**DATA EXCERPT**
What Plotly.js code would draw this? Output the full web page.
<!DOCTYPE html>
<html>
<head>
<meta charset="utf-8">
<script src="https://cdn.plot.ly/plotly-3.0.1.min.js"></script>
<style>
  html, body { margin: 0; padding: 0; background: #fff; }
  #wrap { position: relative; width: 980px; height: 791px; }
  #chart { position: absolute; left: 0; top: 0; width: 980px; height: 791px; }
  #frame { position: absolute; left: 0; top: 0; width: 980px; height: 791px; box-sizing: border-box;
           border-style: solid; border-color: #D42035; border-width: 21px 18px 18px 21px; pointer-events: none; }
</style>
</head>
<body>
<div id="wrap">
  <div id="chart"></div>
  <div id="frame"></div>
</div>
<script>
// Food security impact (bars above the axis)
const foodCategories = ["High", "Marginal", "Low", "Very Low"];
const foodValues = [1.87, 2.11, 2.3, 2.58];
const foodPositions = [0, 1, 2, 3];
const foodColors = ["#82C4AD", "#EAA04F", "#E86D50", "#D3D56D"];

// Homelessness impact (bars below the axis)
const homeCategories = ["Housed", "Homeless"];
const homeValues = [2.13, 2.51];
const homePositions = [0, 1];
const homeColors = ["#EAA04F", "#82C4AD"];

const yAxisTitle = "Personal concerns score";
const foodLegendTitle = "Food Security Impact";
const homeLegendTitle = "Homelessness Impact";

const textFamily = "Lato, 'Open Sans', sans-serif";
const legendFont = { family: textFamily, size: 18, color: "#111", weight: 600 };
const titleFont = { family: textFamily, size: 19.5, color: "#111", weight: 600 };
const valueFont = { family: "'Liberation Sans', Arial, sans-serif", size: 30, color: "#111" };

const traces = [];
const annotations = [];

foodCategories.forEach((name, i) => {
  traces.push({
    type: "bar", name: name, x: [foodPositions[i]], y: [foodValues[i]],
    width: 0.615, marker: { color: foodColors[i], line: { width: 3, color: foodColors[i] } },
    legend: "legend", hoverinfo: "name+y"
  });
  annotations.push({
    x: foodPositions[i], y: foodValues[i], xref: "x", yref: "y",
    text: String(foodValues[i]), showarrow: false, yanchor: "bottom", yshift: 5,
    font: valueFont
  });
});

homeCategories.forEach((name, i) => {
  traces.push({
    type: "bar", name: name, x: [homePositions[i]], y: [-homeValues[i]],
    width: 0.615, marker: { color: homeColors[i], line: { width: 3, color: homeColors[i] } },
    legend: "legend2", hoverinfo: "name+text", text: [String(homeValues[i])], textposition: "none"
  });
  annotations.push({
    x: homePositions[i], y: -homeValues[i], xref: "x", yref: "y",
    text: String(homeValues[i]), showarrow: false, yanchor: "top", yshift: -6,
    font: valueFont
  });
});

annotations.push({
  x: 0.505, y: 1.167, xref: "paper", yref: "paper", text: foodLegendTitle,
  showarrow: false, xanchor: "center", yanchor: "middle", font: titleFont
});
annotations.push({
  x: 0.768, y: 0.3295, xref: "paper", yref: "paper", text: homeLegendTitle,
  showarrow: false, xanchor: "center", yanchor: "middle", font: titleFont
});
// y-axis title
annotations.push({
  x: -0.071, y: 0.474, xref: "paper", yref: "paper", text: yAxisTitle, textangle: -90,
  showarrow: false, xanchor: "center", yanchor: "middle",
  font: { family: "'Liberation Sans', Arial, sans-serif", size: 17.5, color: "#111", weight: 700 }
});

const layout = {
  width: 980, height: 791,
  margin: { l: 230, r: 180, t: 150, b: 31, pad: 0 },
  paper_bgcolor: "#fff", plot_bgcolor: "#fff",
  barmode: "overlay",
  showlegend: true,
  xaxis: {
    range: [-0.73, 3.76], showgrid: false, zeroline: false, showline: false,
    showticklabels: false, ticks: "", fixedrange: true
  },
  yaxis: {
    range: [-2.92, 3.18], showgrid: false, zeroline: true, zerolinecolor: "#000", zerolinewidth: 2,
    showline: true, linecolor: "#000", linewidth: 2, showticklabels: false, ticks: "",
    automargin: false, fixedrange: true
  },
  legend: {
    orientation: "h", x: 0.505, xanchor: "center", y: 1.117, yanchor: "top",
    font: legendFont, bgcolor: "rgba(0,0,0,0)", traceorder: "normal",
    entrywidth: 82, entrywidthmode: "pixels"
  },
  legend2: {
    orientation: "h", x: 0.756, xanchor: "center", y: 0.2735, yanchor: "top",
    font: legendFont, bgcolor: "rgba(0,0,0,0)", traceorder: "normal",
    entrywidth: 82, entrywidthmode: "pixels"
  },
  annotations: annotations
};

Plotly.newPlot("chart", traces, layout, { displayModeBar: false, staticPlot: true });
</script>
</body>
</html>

**GOAL OF THE EXERCISE**
All of the data shown above must be copied exactly.

**PROBLEM SOLUTION**
What Plotly.js code would draw this? Output the full web page.
<!DOCTYPE html>
<html>
<head>
<meta charset="utf-8">
<script src="https://cdn.plot.ly/plotly-3.0.1.min.js"></script>
<style>
  html, body { margin: 0; padding: 0; background: #fff; }
  #wrap { position: relative; width: 980px; height: 791px; }
  #chart { position: absolute; left: 0; top: 0; width: 980px; height: 791px; }
  #frame { position: absolute; left: 0; top: 0; width: 980px; height: 791px; box-sizing: border-box;
           border-style: solid; border-color: #D42035; border-width: 21px 18px 18px 21px; pointer-events: none; }
</style>
</head>
<body>
<div id="wrap">
  <div id="chart"></div>
  <div id="frame"></div>
</div>
<script>
// Food security impact (bars above the axis)
const foodCategories = ["High", "Marginal", "Low", "Very Low"];
const foodValues = [1.87, 2.11, 2.3, 2.58];
const foodPositions = [0, 1, 2, 3];
const foodColors = ["#82C4AD", "#EAA04F", "#E86D50", "#D3D56D"];

// Homelessness impact (bars below the axis)
const homeCategories = ["Housed", "Homeless"];
const homeValues = [2.13, 2.51];
const homePositions = [0, 1];
const homeColors = ["#EAA04F", "#82C4AD"];

const yAxisTitle = "Personal concerns score";
const foodLegendTitle = "Food Security Impact";
const homeLegendTitle = "Homelessness Impact";

const textFamily = "Lato, 'Open Sans', sans-serif";
const legendFont = { family: textFamily, size: 18, color: "#111", weight: 600 };
const titleFont = { family: textFamily, size: 19.5, color: "#111", weight: 600 };
const valueFont = { family: "'Liberation Sans', Arial, sans-serif", size: 30, color: "#111" };

const traces = [];
const annotations = [];

foodCategories.forEach((name, i) => {
  traces.push({
    type: "bar", name: name, x: [foodPositions[i]], y: [foodValues[i]],
    width: 0.615, marker: { color: foodColors[i], line: { width: 3, color: foodColors[i] } },
    legend: "legend", hoverinfo: "name+y"
  });
  annotations.push({
    x: foodPositions[i], y: foodValues[i], xref: "x", yref: "y",
    text: String(foodValues[i]), showarrow: false, yanchor: "bottom", yshift: 5,
    font: valueFont
  });
});

homeCategories.forEach((name, i) => {
  traces.push({
    type: "bar", name: name, x: [homePositions[i]], y: [-homeValues[i]],
    width: 0.615, marker: { color: homeColors[i], line: { width: 3, color: homeColors[i] } },
    legend: "legend2", hoverinfo: "name+text", text: [String(homeValues[i])], textposition: "none"
  });
  annotations.push({
    x: homePositions[i], y: -homeValues[i], xref: "x", yref: "y",
    text: String(homeValues[i]), showarrow: false, yanchor: "top", yshift: -6,
    font: valueFont
  });
});

annotations.push({
  x: 0.505, y: 1.167, xref: "paper", yref: "paper", text: foodLegendTitle,
  showarrow: false, xanchor: "center", yanchor: "middle", font: titleFont
});
annotations.push({
  x: 0.768, y: 0.3295, xref: "paper", yref: "paper", text: homeLegendTitle,
  showarrow: false, xanchor: "center", yanchor: "middle", font: titleFont
});
// y-axis title
annotations.push({
  x: -0.071, y: 0.474, xref: "paper", yref: "paper", text: yAxisTitle, textangle: -90,
  showarrow: false, xanchor: "center", yanchor: "middle",
  font: { family: "'Liberation Sans', Arial, sans-serif", size: 17.5, color: "#111", weight: 700 }
});

const layout = {
  width: 980, height: 791,
  margin: { l: 230, r: 180, t: 150, b: 31, pad: 0 },
  paper_bgcolor: "#fff", plot_bgcolor: "#fff",
  barmode: "overlay",
  showlegend: true,
  xaxis: {
    range: [-0.73, 3.76], showgrid: false, zeroline: false, showline: false,
    showticklabels: false, ticks: "", fixedrange: true
  },
  yaxis: {
    range: [-2.92, 3.18], showgrid: false, zeroline: true, zerolinecolor: "#000", zerolinewidth: 2,
    showline: true, linecolor: "#000", linewidth: 2, showticklabels: false, ticks: "",
    automargin: false, fixedrange: true
  },
  legend: {
    orientation: "h", x: 0.505, xanchor: "center", y: 1.117, yanchor: "top",
    font: legendFont, bgcolor: "rgba(0,0,0,0)", traceorder: "normal",
    entrywidth: 82, entrywidthmode: "pixels"
  },
  legend2: {
    orientation: "h", x: 0.756, xanchor: "center", y: 0.2735, yanchor: "top",
    font: legendFont, bgcolor: "rgba(0,0,0,0)", traceorder: "normal",
    entrywidth: 82, entrywidthmode: "pixels"
  },
  annotations: annotations
};

Plotly.newPlot("chart", traces, layout, { displayModeBar: false, staticPlot: true });
</script>
</body>
</html>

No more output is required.